Once you read the review and check the score given to it by ‘The 100’ then you have to decide then if it’s worth your money or not. But at least you aren’t going in blind.

Until next time, hope all is well.


The Forgotten

Dear Reader,

One of the most aptly titled movies ever made. This movie soon will be forgotten. I hesitate to even review it here for fear of piquing someone interest and thus prolonging it’s life.

Gary Sinise ought to be ashamed of this one. I’m sure he’s not because it serves the purpose of covering the stain on his record we know as ‘Reindeer Games’ (why does Ben Affleck still get work?) And sadly, this could have been a great movie.
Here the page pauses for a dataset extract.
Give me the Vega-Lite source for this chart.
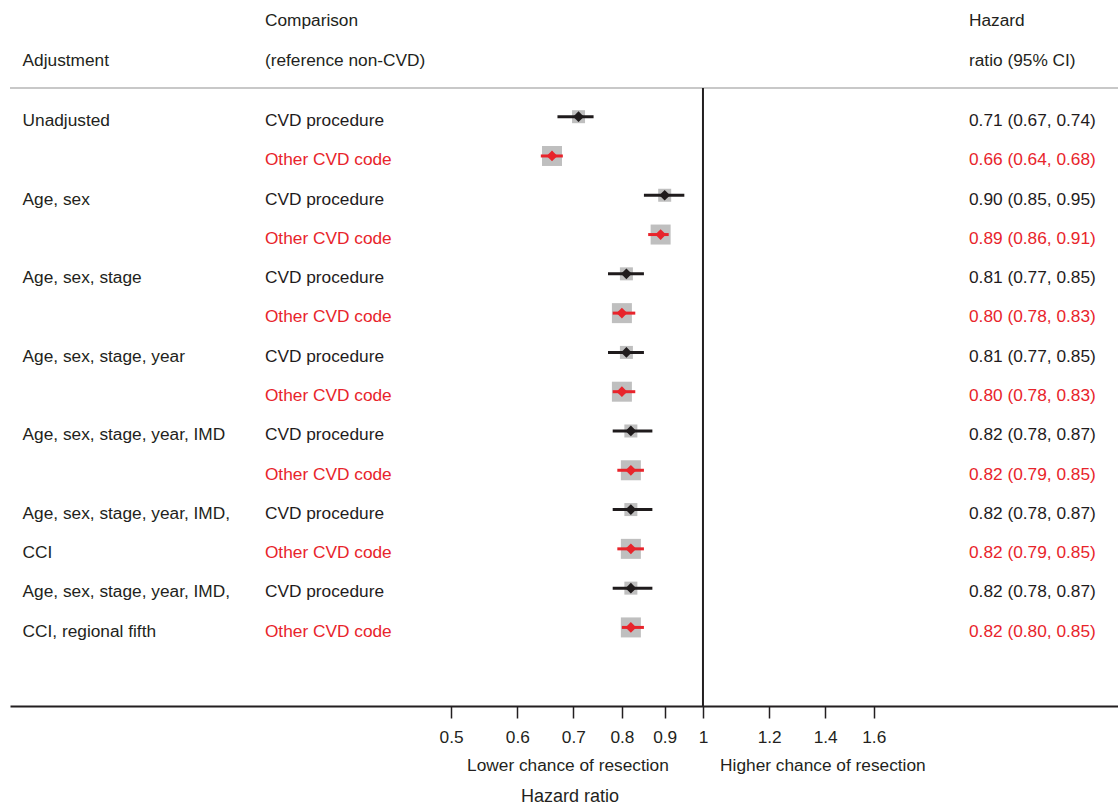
{
  "$schema": "https://vega.github.io/schema/vega-lite/v6.json",
  "width": 1108,
  "height": 706,
  "autosize": {"type": "none"},
  "padding": {"left": 10, "top": 0, "right": 0, "bottom": 98},
  "background": "white",
  "config": {"view": {"stroke": null}, "font": "Liberation Sans"},
  "datasets": {
    "rows": [
      {"row": 1, "adjustment": "Unadjusted", "comparison": "CVD procedure", "hr": 0.71, "lo": 0.67, "hi": 0.74, "ci": "0.71 (0.67, 0.74)"},
      {"row": 2, "adjustment": "", "comparison": "Other CVD code", "hr": 0.66, "lo": 0.64, "hi": 0.68, "ci": "0.66 (0.64, 0.68)"},
      {"row": 3, "adjustment": "Age, sex", "comparison": "CVD procedure", "hr": 0.90, "lo": 0.85, "hi": 0.95, "ci": "0.90 (0.85, 0.95)"},
      {"row": 4, "adjustment": "", "comparison": "Other CVD code", "hr": 0.89, "lo": 0.86, "hi": 0.91, "ci": "0.89 (0.86, 0.91)"},
      {"row": 5, "adjustment": "Age, sex, stage", "comparison": "CVD procedure", "hr": 0.81, "lo": 0.77, "hi": 0.85, "ci": "0.81 (0.77, 0.85)"},
      {"row": 6, "adjustment": "", "comparison": "Other CVD code", "hr": 0.80, "lo": 0.78, "hi": 0.83, "ci": "0.80 (0.78, 0.83)"},
      {"row": 7, "adjustment": "Age, sex, stage, year", "comparison": "CVD procedure", "hr": 0.81, "lo": 0.77, "hi": 0.85, "ci": "0.81 (0.77, 0.85)"},
      {"row": 8, "adjustment": "", "comparison": "Other CVD code", "hr": 0.80, "lo": 0.78, "hi": 0.83, "ci": "0.80 (0.78, 0.83)"},
      {"row": 9, "adjustment": "Age, sex, stage, year, IMD", "comparison": "CVD procedure", "hr": 0.82, "lo": 0.78, "hi": 0.87, "ci": "0.82 (0.78, 0.87)"},
      {"row": 10, "adjustment": "", "comparison": "Other CVD code", "hr": 0.82, "lo": 0.79, "hi": 0.85, "ci": "0.82 (0.79, 0.85)"},
      {"row": 11, "adjustment": "Age, sex, stage, year, IMD,", "comparison": "CVD procedure", "hr": 0.82, "lo": 0.78, "hi": 0.87, "ci": "0.82 (0.78, 0.87)"},
      {"row": 12, "adjustment": "CCI", "comparison": "Other CVD code", "hr": 0.82, "lo": 0.79, "hi": 0.85, "ci": "0.82 (0.79, 0.85)"},
      {"row": 13, "adjustment": "Age, sex, stage, year, IMD,", "comparison": "CVD procedure", "hr": 0.82, "lo": 0.78, "hi": 0.87, "ci": "0.82 (0.78, 0.87)"},
      {"row": 14, "adjustment": "CCI, regional fifth", "comparison": "Other CVD code", "hr": 0.82, "lo": 0.80, "hi": 0.85, "ci": "0.82 (0.80, 0.85)"}
    ]
  },
  "layer": [
    {
      "data": {"name": "rows"},
      "mark": {"type": "square", "filled": true, "color": "#bfbfbf", "opacity": 1},
      "encoding": {
        "x": {
          "field": "hr", "type": "quantitative",
          "scale": {"type": "log", "domain": [0.14848, 3.134], "nice": false},
          "axis": {
            "values": [0.5, 0.6, 0.7, 0.8, 0.9, 1, 1.2, 1.4, 1.6],
            "format": "~g",
            "grid": false,
            "domainColor": "#231f20", "domainWidth": 2,
            "tickColor": "#231f20", "tickWidth": 1.5, "tickSize": 12,
            "labelFont": "Liberation Sans", "labelFontSize": 17.3, "labelColor": "#231f20",
            "labelPadding": 10, "labelOverlap": false, "labelFlush": false,
            "title": "Hazard ratio",
            "titleFont": "Liberation Sans", "titleFontSize": 18, "titleFontWeight": "normal",
            "titleColor": "#231f20", "titleX": 559.5, "titleY": 95,
            "titleBaseline": "alphabetic", "titleAlign": "center", "titleAngle": 0
          }
        },
        "y": {
          "field": "row", "type": "quantitative",
          "scale": {"domain": [-1.97, 16], "reverse": true, "nice": false, "zero": false},
          "axis": null
        },
        "size": {
          "field": "comparison", "type": "ordinal",
          "scale": {"domain": ["CVD procedure", "Other CVD code"], "range": [169, 400]},
          "legend": null
        }
      }
    },
    {
      "data": {"values": [{}]},
      "mark": {"type": "rule", "color": "#c8c8c8", "strokeWidth": 2},
      "encoding": {
        "y": {"datum": 0.27, "type": "quantitative", "axis": null}
      }
    },
    {
      "data": {"values": [{}]},
      "mark": {"type": "rule", "color": "#231f20", "strokeWidth": 2},
      "encoding": {
        "x": {"datum": 1, "type": "quantitative"},
        "y": {"datum": 0.27, "type": "quantitative", "axis": null},
        "y2": {"datum": 16}
      }
    },
    {
      "data": {"name": "rows"},
      "mark": {"type": "rule", "strokeWidth": 3},
      "encoding": {
        "x": {"field": "lo", "type": "quantitative"},
        "x2": {"field": "hi"},
        "y": {"field": "row", "type": "quantitative", "axis": null},
        "color": {
          "field": "comparison", "type": "nominal",
          "scale": {"domain": ["CVD procedure", "Other CVD code"], "range": ["#1f1b1c", "#e8242b"]},
          "legend": null
        }
      }
    },
    {
      "data": {"name": "rows"},
      "mark": {"type": "point", "shape": "diamond", "filled": true, "opacity": 1, "size": 115},
      "encoding": {
        "x": {"field": "hr", "type": "quantitative"},
        "y": {"field": "row", "type": "quantitative", "axis": null},
        "color": {"field": "comparison", "type": "nominal", "legend": null}
      }
    },
    {
      "data": {"name": "rows"},
      "mark": {"type": "text", "align": "left", "baseline": "alphabetic", "dy": 9.3, "fontSize": 17.3, "font": "Liberation Sans", "color": "#231f20"},
      "encoding": {
        "x": {"datum": 0.1537, "type": "quantitative"},
        "y": {"field": "row", "type": "quantitative", "axis": null},
        "text": {"field": "adjustment"}
      }
    },
    {
      "data": {"name": "rows"},
      "mark": {"type": "text", "align": "left", "baseline": "alphabetic", "dy": 9.3, "fontSize": 17.3, "font": "Liberation Sans"},
      "encoding": {
        "x": {"datum": 0.2995, "type": "quantitative"},
        "y": {"field": "row", "type": "quantitative", "axis": null},
        "text": {"field": "comparison"},
        "color": {"field": "comparison", "type": "nominal", "legend": null}
      }
    },
    {
      "data": {"name": "rows"},
      "mark": {"type": "text", "align": "left", "baseline": "alphabetic", "dy": 9.3, "fontSize": 17.3, "font": "Liberation Sans"},
      "encoding": {
        "x": {"datum": 2.0797, "type": "quantitative"},
        "y": {"field": "row", "type": "quantitative", "axis": null},
        "text": {"field": "ci"},
        "color": {"field": "comparison", "type": "nominal", "legend": null}
      }
    },
    {
      "data": {"values": [{"label": "Adjustment"}]},
      "mark": {"type": "text", "align": "left", "baseline": "alphabetic", "dy": 9.3, "fontSize": 17.3, "font": "Liberation Sans", "color": "#231f20"},
      "encoding": {
        "x": {"datum": 0.1537, "type": "quantitative"},
        "y": {"datum": -0.527, "type": "quantitative", "axis": null},
        "text": {"field": "label"}
      }
    },
    {
      "data": {"values": [{"label": "Comparison"}]},
      "mark": {"type": "text", "align": "left", "baseline": "alphabetic", "dy": 9.3, "fontSize": 17.3, "font": "Liberation Sans", "color": "#231f20"},
      "encoding": {
        "x": {"datum": 0.2995, "type": "quantitative"},
        "y": {"datum": -1.545, "type": "quantitative", "axis": null},
        "text": {"field": "label"}
      }
    },
    {
      "data": {"values": [{"label": "(reference non-CVD)"}]},
      "mark": {"type": "text", "align": "left", "baseline": "alphabetic", "dy": 9.3, "fontSize": 17.3, "font": "Liberation Sans", "color": "#231f20"},
      "encoding": {
        "x": {"datum": 0.2995, "type": "quantitative"},
        "y": {"datum": -0.527, "type": "quantitative", "axis": null},
        "text": {"field": "label"}
      }
    },
    {
      "data": {"values": [{"label": "Hazard"}]},
      "mark": {"type": "text", "align": "left", "baseline": "alphabetic", "dy": 9.3, "fontSize": 17.3, "font": "Liberation Sans", "color": "#231f20"},
      "encoding": {
        "x": {"datum": 2.0797, "type": "quantitative"},
        "y": {"datum": -1.545, "type": "quantitative", "axis": null},
        "text": {"field": "label"}
      }
    },
    {
      "data": {"values": [{"label": "ratio (95% CI)"}]},
      "mark": {"type": "text", "align": "left", "baseline": "alphabetic", "dy": 9.3, "fontSize": 17.3, "font": "Liberation Sans", "color": "#231f20"},
      "encoding": {
        "x": {"datum": 2.0797, "type": "quantitative"},
        "y": {"datum": -0.527, "type": "quantitative", "axis": null},
        "text": {"field": "label"}
      }
    },
    {
      "data": {"values": [{"label": "Lower chance of resection"}]},
      "mark": {"type": "text", "align": "center", "baseline": "alphabetic", "fontSize": 17.3, "font": "Liberation Sans", "color": "#231f20"},
      "encoding": {
        "x": {"datum": 0.6896, "type": "quantitative"},
        "y": {"datum": 17.645, "type": "quantitative", "axis": null},
        "text": {"field": "label"}
      }
    },
    {
      "data": {"values": [{"label": "Higher chance of resection"}]},
      "mark": {"type": "text", "align": "center", "baseline": "alphabetic", "fontSize": 17.3, "font": "Liberation Sans", "color": "#231f20"},
      "encoding": {
        "x": {"datum": 1.391, "type": "quantitative"},
        "y": {"datum": 17.645, "type": "quantitative", "axis": null},
        "text": {"field": "label"}
      }
    }
  ]
}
Ok, maybe not great, but it could have been a good movie. It has a quasi-interesting plot, a slightly X-Files feel to it and the lack of any major names starring in it. (Sorry Gary, you are a recognizable name but not a major name FWIW ‘major name’==anyone who has not appeared in a movie with Ben.) So it had all the ingredients to deliver.

Sadly, Julianne Moore just failed to deliver. She was much less the woman being driven mad and much more just a whiner. Yea, ok, your son isn’t really missing. Quit explaining it in detail to every extra that steps onto the set and DO SOMETHING!

Please dear reader, do not rent this, do not watch it the 15 times it will be on TBS, if a friend rents it, find a new friend. Let’s let this one die.